Human rights champion
Adam Coogle speaks for the voiceless in the Middle East
By Barbara Ash
Florida State University senior Courtney Reed was in Amman, Jordan, for two months last summer interning with a nongovernmental organization when she unexpectedly ran into FSU alumnus Adam Coogle, who was working just a floor above her office.
It was a fortuitous and pleasant encoun-ter for Reed, an International Affairs and Middle Eastern studies major, because Coogle is a senior researcher in the Middle East and North Africa Division of Human Rights Watch. Reed has her eye on a similar career.
“It was both inspiring and encouraging to see an FSU grad in an important role like that, and it was fun to be able to pick his brain about the region and the human rights field,” said Reed, who in addition to being a full-time student is a state legislative coordinator for Amnesty International USA. “I was extremely impressed by Adam and the work he does.”
Coogle, a 2005 FSU graduate who double- majored in Religion and International Affairs and earned a master’s degree in 2009 in Arab studies from Georgetown University, joined Human Rights Watch in 2010, opening the organization’s first office in Amman in 2013.
Since signing on with the human rights organization, Coogle has conducted information-gathering missions to Tunisia, Egypt, Yemen, Qatar and Saudi Arabia, interviewing a broad range of sources, including victims and witnesses to human rights violations.
Authorities in Jordan consistently and notoriously curtail freedom of expression, detaining and bringing charges against activists, dissidents and journalists. The government discriminates against women by not allowing them to pass Jordanian citizenship to their children, who are denied basic rights. Syrian refugees stranded in remote border areas receive only limited access to humanitarian aid. These are some of the abuses Coogle works to rectify.

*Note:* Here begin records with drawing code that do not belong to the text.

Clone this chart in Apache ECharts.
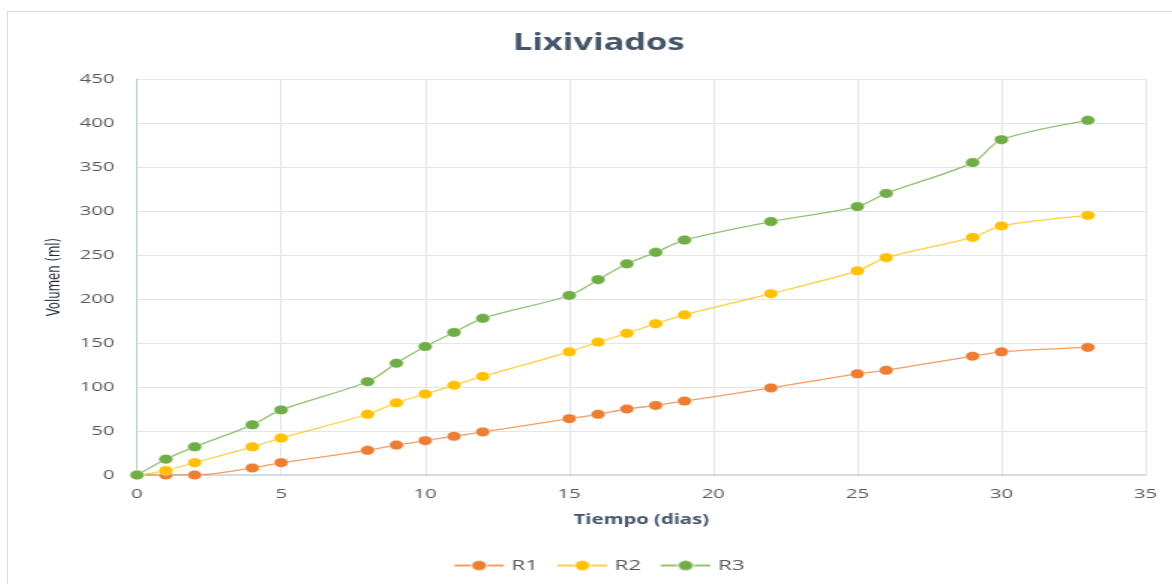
<!DOCTYPE html>
<html>
<head>
<meta charset="utf-8">
<script src="https://cdn.jsdelivr.net/npm/echarts@6/dist/echarts.min.js"></script>
<style>
  html, body { margin: 0; padding: 0; background: #fff; overflow: hidden; }
  #frame { position: absolute; left: 7px; top: 11px; width: 1183px; height: 590px; border: 1px solid #d9dde3; box-sizing: border-box; }
  /* the chart is laid out narrow and widened horizontally */
  #chart { position: absolute; left: 7px; top: 0; width: 788.7px; height: 584px; transform: scaleX(1.5); transform-origin: 0 0; }
</style>
</head>
<body>
<div id="frame"></div>
<div id="chart"></div>
<script>
// Días de muestreo y volumen acumulado de lixiviados (ml) por reactor
const dias = [0, 1, 2, 4, 5, 8, 9, 10, 11, 12, 15, 16, 17, 18, 19, 22, 25, 26, 29, 30, 33];
const r1 = [0, 0, 0, 8, 14, 28, 34, 39, 44, 49, 64, 69, 75, 79, 84, 99, 115, 119, 135, 140, 145];
const r2 = [0, 5, 14, 32, 42, 69, 82, 92, 102, 112, 140, 151, 161, 172, 182, 206, 232, 247, 270, 283, 295];
const r3 = [0, 18, 32, 57, 74, 106, 127, 146, 162, 178, 204, 222, 240, 253, 267, 288, 305, 320, 355, 381, 403];
const seriesNames = ['R1', 'R2', 'R3'];
const colors = ['#ED7D31', '#FFC000', '#70AD47'];

const pairs = arr => dias.map((d, i) => [d, arr[i]]);
const font = 'Open Sans, DejaVu Sans, sans-serif';

const chart = echarts.init(document.getElementById('chart'));
chart.setOption({
  animation: false,
  title: {
    text: 'Lixiviados',
    left: 'center',
    top: 27,
    textStyle: { fontFamily: font, fontSize: 23, fontWeight: 'bold', color: '#44546A' }
  },
  legend: {
    data: seriesNames,
    bottom: 6,
    left: 'center',
    itemWidth: 33,
    itemHeight: 13,
    itemGap: 12,
    textStyle: { fontFamily: font, fontSize: 15, color: '#595959' }
  },
  grid: { left: 86.7, right: 30, top: 79, bottom: 109 },
  xAxis: {
    type: 'value',
    min: 0, max: 35, interval: 5,
    name: 'Tiempo (dias)',
    nameLocation: 'middle',
    nameGap: 38,
    nameTextStyle: { fontFamily: font, fontSize: 13.5, fontWeight: 'bold', color: '#44546A' },
    axisLine: { show: true, lineStyle: { color: '#c9d3e0', width: 1.5 } },
    axisTick: { show: false },
    axisLabel: { fontFamily: font, fontSize: 13.5, color: '#595959', margin: 12 },
    splitLine: { show: true, lineStyle: { color: '#e1e5ec', width: 1 } }
  },
  yAxis: {
    type: 'value',
    min: 0, max: 450, interval: 50,
    name: 'Volumen (ml)',
    nameLocation: 'middle',
    nameRotate: 90,
    nameGap: 44,
    nameTextStyle: { fontFamily: 'DejaVu Sans Condensed, Liberation Sans, sans-serif', fontSize: 13, color: '#1f2a3a' },
    axisLine: { show: true, lineStyle: { color: '#b8c4d6', width: 1 } },
    axisTick: { show: false },
    axisLabel: { fontFamily: font, fontSize: 13.5, color: '#595959', margin: 15 },
    splitLine: { show: true, lineStyle: { color: '#e1e5ec', width: 1 } }
  },
  series: [r1, r2, r3].map((arr, k) => ({
    name: seriesNames[k],
    type: 'line',
    data: pairs(arr),
    smooth: 0.3,
    symbol: 'circle',
    symbolSize: 9.5,
    z: 2 + k,
    itemStyle: { color: colors[k], borderColor: 'rgba(255,255,255,0.5)', borderWidth: 0.8 },
    lineStyle: { color: colors[k], width: 1.3, opacity: 0.75 }
  }))
});
</script>
</body>
</html>
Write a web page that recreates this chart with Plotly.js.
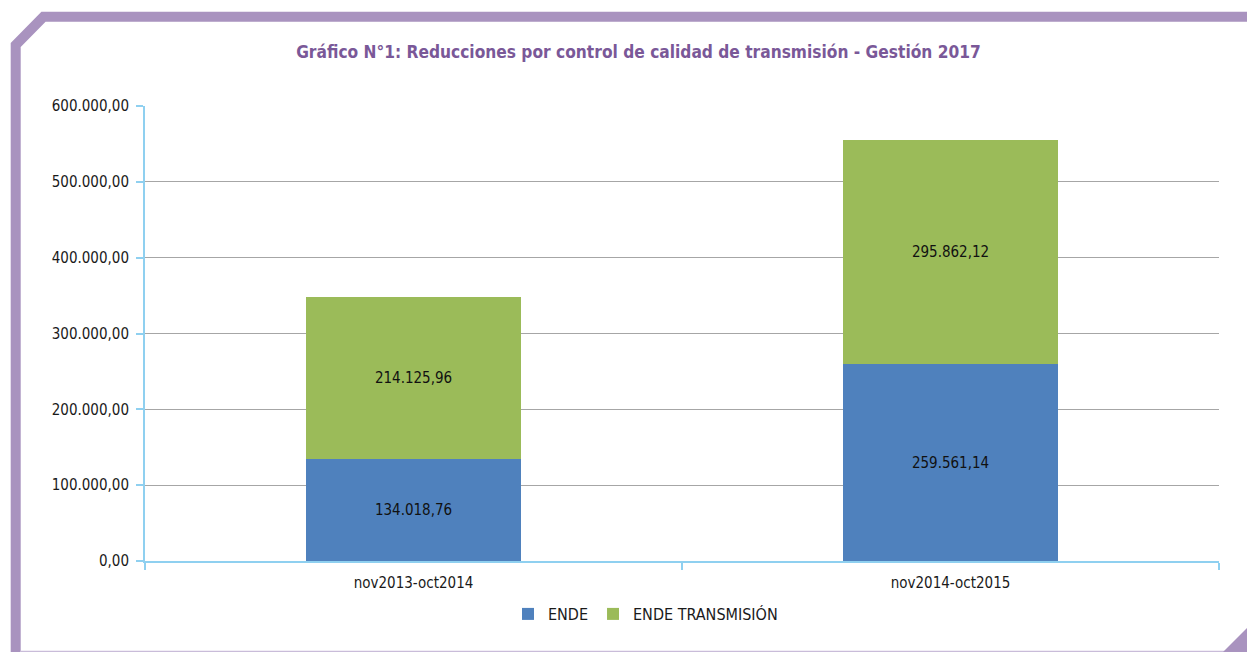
<!DOCTYPE html>
<html>
<head>
<meta charset="utf-8">
<script src="https://cdn.plot.ly/plotly-3.0.1.min.js"></script>
<style>
  html, body { margin: 0; padding: 0; background: #ffffff; }
  #wrap { position: relative; width: 1247px; height: 652px; overflow: hidden; }
  #frame { position: absolute; left: 0; top: 0; z-index: 0; }
  #chart { position: absolute; left: 0; top: 0; width: 1247px; height: 652px; z-index: 1; }
</style>
</head>
<body>
<div id="wrap">
  <svg id="frame" width="1247" height="652">
    <polyline points="15.7,700 15.7,45 43.5,16.8 1260,16.8" fill="none" stroke="#a993bf" stroke-width="10" stroke-linejoin="miter"/>
    <line x1="20" y1="651.5" x2="1225" y2="651.5" stroke="#c9bcd9" stroke-width="1.5"/>
    <polygon points="1223,652 1247,628 1247,652" fill="#a993bf"/>
  </svg>
  <div id="chart"></div>
</div>
<script>
const categories = ["nov2013-oct2014", "nov2014-oct2015"];
const endeValues = [134018.76, 259561.14];
const transValues = [214125.96, 295862.12];
const seriesNames = ["ENDE", "ENDE TRANSMISIÓN"];
const chartTitle = "Gráfico N°1: Reducciones por control de calidad de transmisión - Gestión 2017";

const FONT = "'DejaVu Sans Condensed', 'Liberation Sans Narrow', 'Arial Narrow', sans-serif";
const TXT = "#1a1a1a";

const traces = [
  {
    type: "bar", name: seriesNames[0], x: categories, y: endeValues,
    marker: { color: "#4f81bd" },
    texttemplate: "%{y:,.2f}", textposition: "inside", insidetextanchor: "middle",
    textangle: 0, textfont: { color: "#111111", size: 15, family: FONT },
    hoverinfo: "none"
  },
  {
    type: "bar", name: seriesNames[1], x: categories, y: transValues,
    marker: { color: "#9bbb59" },
    texttemplate: "%{y:,.2f}", textposition: "inside", insidetextanchor: "middle",
    textangle: 0, textfont: { color: "#111111", size: 15, family: FONT },
    hoverinfo: "none"
  }
];

const layout = {
  width: 1247, height: 652,
  paper_bgcolor: "rgba(0,0,0,0)", plot_bgcolor: "rgba(0,0,0,0)",
  separators: ",.",
  barmode: "stack", bargap: 0.6,
  font: { family: FONT, size: 15, color: TXT },
  margin: { l: 145, r: 28, t: 106, b: 91 },
  title: {
    text: "<b>" + chartTitle + "</b>",
    font: { family: FONT, size: 17.2, color: "#7a5898" },
    xref: "container", x: 0.512, xanchor: "center",
    yref: "container", y: 1 - 52 / 652, yanchor: "middle"
  },
  xaxis: {
    type: "category",
    showline: true, linecolor: "#8fd0f0", linewidth: 2,
    ticks: "outside", tickson: "boundaries", ticklen: 7, tickcolor: "#8fd0f0", tickwidth: 2,
    ticklabelstandoff: 7,
    showgrid: false, zeroline: false,
    tickfont: { family: FONT, size: 15, color: TXT }
  },
  yaxis: {
    range: [0, 600000], dtick: 100000, tick0: 0,
    tickformat: ",.2f",
    showline: true, linecolor: "#8fd0f0", linewidth: 2,
    ticks: "outside", ticklen: 7, tickcolor: "#8fd0f0", tickwidth: 2,
    ticklabelstandoff: 4,
    showgrid: true, gridcolor: "#a6a6a6", gridwidth: 1,
    zeroline: false,
    tickfont: { family: FONT, size: 15, color: TXT }
  },
  showlegend: true,
  legend: {
    orientation: "h", x: 0.466, xanchor: "center", y: -0.1165, yanchor: "middle",
    font: { family: FONT, size: 16, color: TXT },
    traceorder: "normal", itemwidth: 30
  },
  hovermode: false
};

Plotly.newPlot("chart", traces, layout, { displayModeBar: false, staticPlot: true });
</script>
</body>
</html>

“My job gives me an opportunity to address wrongs the government is committing or abuses the government is failing to protect its citizens from,” Coogle said. “If the work has a positive impact, then that is incredibly rewarding.”
Coogle, who has conducted advocacy missions to Washington, D.C., London, Geneva and Brussels, writes extensively on the findings of his investigations into human rights abuses in the region, disseminating his research to international ministerial-level bodies and journalists.
His articles carry headlines such as “Saudi Arabia’s ‘War on Terror’ Is Now Targeting Saudi Shiites”; “Why Aramco Investors Should Scrutinize Saudi Rights Record”; “Saudi Arabia’s Death Sentence”; and “The Truth About Saudi King Abdullah’s Human Rights Record.” Those and other of his writings appear regularly in such publications as Foreign Policy, The Hill, The Jordan Times, Policy Review and the Huffington Post. He has been interviewed by CNN and MSNBC, among other media outlets, and participates in panels alongside other human rights experts.
The Tallahassee native traces the roots of his interest in the Middle East to his time at Florida State. As a Religion major, he says he was encouraged by David Levenson, an associate professor of Religion and Distinguished Teaching Professor, to read ancient scriptures in their original Aramaic language. His desire to study the Koran led him to Zeina Schlenoff, director of FSU’s Middle East Center. Though classes in the ancient language were not offered, Coogle took several modern Arabic language classes with her.
“Over the years, there are a few students who stand out, and Adam is one of them,” said Schlenoff, who also served on Coogle’s honors thesis committee. “He was smart and committed to his classes and to becoming fluent in the language and is an excellent writer. You want someone of his caliber to have enriching opportunities that deepen his understanding of the area and prepare him for whatever path he wanted to pursue — in his case human rights. It takes a special person like Adam to care about justice, and I’m proud of him.”
Coogle says it was Schlenoff who pushed him to apply for a Fulbright Scholarship, which resulted in his spending nine months in Jordan, where he conducted research on the relationship between religiosity and government style and further honed his language skills.
That Fulbright experience deepened Coogle’s interest in the area, and upon returning from Jordan he enrolled at Georgetown University and completed a 15-month residency in Damascus, studying Arabic and working for the United Nations High Commissioner for Refugees. While in Damascus, he consulted with Iraqi refugees, assessing their psychological vulnerability and making referrals for treatments, and served as a translator for UNHCR Iraqi outreach group meetings.
Coogle says the amalgam of his experiences in the Middle East has made him feel comfortable in the region: Two years ago he married a Jordanian teacher he met when he was a Fulbright Scholar and is now the father of an infant son. Despite the unrest and instability in the region, Coogle says he would be happy making Jordan his home, with visits to his Tallahassee family — and FSU faculty responsible for putting him on his current path.
“When I look back, I appreciate the amount of individual attention and time our professors put into tailoring classes to students’ specific interests,” Coogle said. “They did everything they could to accommodate each of us and prepare us for post-graduation, and I’m grateful for the experiences and relationships I was able to build at FSU.”